DECATUR — Even a high school student likes spending the day outside and playing kickball.
“I haven't done this for a minute,” said A.J. Lawson, a junior at MacArthur High School, using a slang term for “a long time.” A.J., a football player, was one of the high school students who helped Durfee Magnet School students during their annual Play Day on Wednesday.
The last day of school is May 24, but next week is chock-full of activities, including sixth-grade graduation and awards day, Principal Mary Brady said. Aramark Food Services provides a cookout to all the Decatur schools this time of year, and Durfee scheduled their play day for the same day as the cookout.
“This is fun,” said Adriyah Harrison. “We're not doing any work today.”
Besides the kickball game, there were carnival games, inflatables, basketball and other activities, plus Mister Softee made a visit with plenty of frozen favorites.
Music teacher Samantha Kubil organized the activities, using last year's schedule for inspiration, but changing things up and adding some new things to keep everyone entertained and active.
“I volunteered, so I'm crazy,” she joked. “I'm just trying to do my part for the kids.”
“Every year, we do a play day for kids who have earned it (with good behavior), just to go to different stations and do different things,” said fifth-grade teacher Heather Herron. “Normally, the teachers are kind of scrounging to watch their classes and run the stations.”
Fellow fifth-grade teacher Karen Walker sought out her friend Jason Crutcher, the athletic director at MacArthur High School, to ask athletes to come over to Durfee as volunteer help.
“They all do well in school and can get out of school and come here for a day,” Walker said.
High school students are required to log service learning hours as one of their graduation requirements, and helping Durfee helped them with earning some time, too, she said.
“I think they're enjoying it just as much as our kids are,” Herron said.

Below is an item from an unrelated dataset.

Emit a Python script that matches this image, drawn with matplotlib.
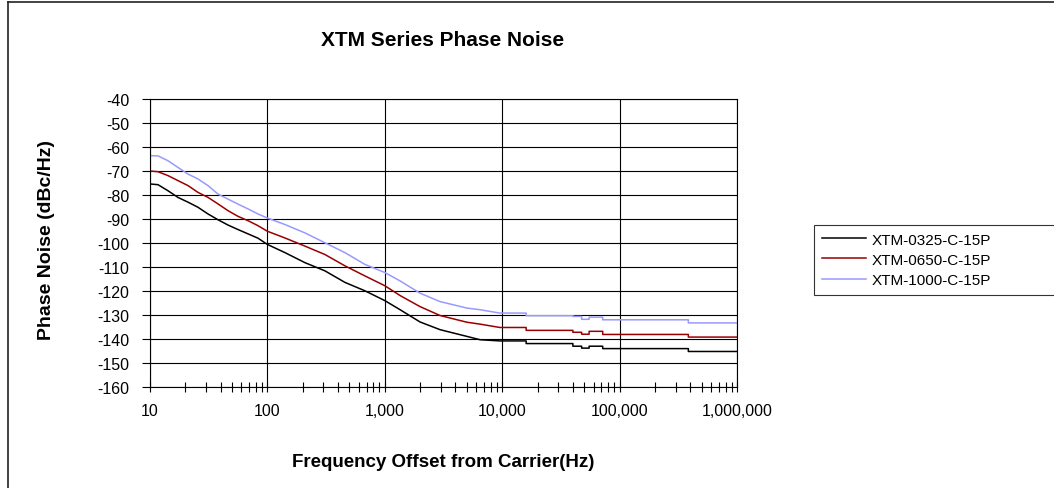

One of the games was “knock out,” a basketball competition in which kids tried to make a basket before an opponent did.
The students are particularly fond of competitive games and of basketball, so that was a favorite, Herron said. She joked that the high school students were reluctant to try very hard for fear of besting the younger kids, but she urged them to go ahead and do their best.
“Anything competitive, they're all about that,” Herron said, laughing.